Another segment of the bill also seek to compel the President to address a joint sitting of the National Assembly on the State of the Nation on the first legislative day of every month of May.

Power to override presidential assent on bills:

Another amendment to the constitution seeks to remove the law-making powers of the executive arm of government which is contrary to the provisions of section 4 of the Constitution.

The amendment is expected to resolve the impasse where the President neglects to signify his/her assent to a bill from the National Assembly or withhold such assent and strengthen the legislature’s authority and enable timely passage of laws.

This according to the lawmakers is aimed at ensuring timely passage of the Appropriation Bill and other money Bills. It is further intended to address the lacuna in the current provision that does not clearly state who should convene the joint sitting of the national Assembly.

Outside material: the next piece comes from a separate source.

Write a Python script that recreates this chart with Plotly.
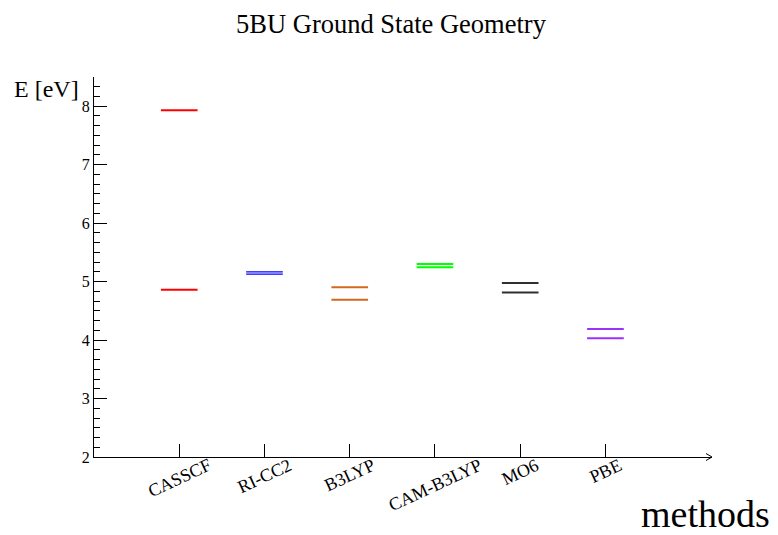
import plotly.graph_objects as go

# Data
methods = ["CASSCF", "RI-CC2", "B3LYP", "CAM-B3LYP", "MO6", "PBE"]
upper_state = [7.93, 5.167, 4.905, 5.30, 4.975, 4.19]
lower_state = [4.86, 5.128, 4.69, 5.245, 4.815, 4.03]
colors = ["#ff0000", "#0000ff", "#d2691e", "#00ff00", "#303030", "#9b30ff"]
widths = [2, 1.2, 2, 2, 2, 2]

half_w = 0.215
serif = "Liberation Serif, Times New Roman, serif"

# page body has an 8px margin, so the figure is 8px smaller than the window
W, H = 770, 527
L, R, T, B = 86, 66, 69, 78
plot_w = W - L - R
plot_h = H - T - B

fig = go.Figure()
for i, (m, hi, lo, c, lw) in enumerate(zip(methods, upper_state, lower_state, colors, widths)):
    xc = i + 1
    fig.add_trace(go.Scatter(
        x=[xc - half_w, xc + half_w, None, xc - half_w, xc + half_w],
        y=[hi, hi, None, lo, lo],
        mode="lines",
        line=dict(color=c, width=lw),
        name=m,
        showlegend=False,
        hoverinfo="skip",
    ))

# method labels, rotated and centred under their ticks
for i, m in enumerate(methods):
    fig.add_annotation(
        x=i + 1, xref="x", y=0, yref="paper",
        text=m, showarrow=False, textangle=-25,
        xanchor="center", yanchor="top", yshift=5,
        font=dict(family=serif, size=18, color="black"),
    )

# axis titles
fig.add_annotation(
    x=(4 - L) / plot_w, xref="paper", y=(plot_h + T - 81) / plot_h, yref="paper",
    text="E [eV]", showarrow=False, xanchor="left", yanchor="middle",
    font=dict(family=serif, size=24, color="black"),
)
fig.add_annotation(
    x=(W - 6 - L) / plot_w, xref="paper", y=-(506 - (T + plot_h)) / plot_h, yref="paper",
    text="methods", showarrow=False, xanchor="right", yanchor="middle",
    font=dict(family=serif, size=38, color="black"),
)

# arrow head at end of x axis
fig.add_shape(
    type="path", xref="paper", yref="paper",
    xsizemode="pixel", ysizemode="pixel", xanchor=1, yanchor=0,
    path="M -6,3.5 L 0,0 L -6,-3.5",
    line=dict(color="black", width=1),
)

fig.update_layout(
    width=W, height=H,
    margin=dict(l=L, r=R, t=T, b=B, autoexpand=False),
    paper_bgcolor="white", plot_bgcolor="white",
    title=dict(
        text="5BU Ground State Geometry",
        x=(391 - 8) / W, xref="container", xanchor="center",
        y=1 - 16 / H, yref="container", yanchor="middle",
        font=dict(family=serif, size=26.5, color="black"),
    ),
    xaxis=dict(
        range=[0, 7.25], tickvals=[1, 2, 3, 4, 5, 6],
        showticklabels=False, ticks="inside", ticklen=13,
        tickcolor="black", tickwidth=1,
        showline=True, linecolor="black", linewidth=1,
        showgrid=False, zeroline=False,
    ),
    yaxis=dict(
        range=[2, 8.5], tick0=2, dtick=1,
        ticks="inside", ticklen=13, tickcolor="black", tickwidth=1,
        tickfont=dict(family=serif, size=16, color="black"),
        minor=dict(tick0=2, dtick=1 / 6, ticks="inside", ticklen=6,
                   tickcolor="black", tickwidth=1, showgrid=False),
        showline=True, linecolor="black", linewidth=1,
        showgrid=False, zeroline=False,
    ),
)

fig.write_html("out.html")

This is akin to the amendment in section 58. It resolves the impasse where the Governor neglects to signify his/her assent to a bill from the House of Assembly or withhold such assent. This is to strengthen the legislature’s authority and enable timely passage of laws for good governance.

A new amendment to section 58(5) ‘6’ provides that; Where the President neither signifies that he assents or that he withholds assent, the Bill shall, at the expiration of thirty days, become law.”

While a new amendment to section 59(4) provides that; “Where the peesident within 30 days after the presentation of a Bill to him, fails to signify his assent or where he withholds his assent, then within 7 days, the president of the Senate shall convene a joint sitting of the National Assembly to reconsider the Bill and if passed by two-thirds majority of members of both houses at such joint sitting, the Bill shall become law and the assent of the President shall not be required.”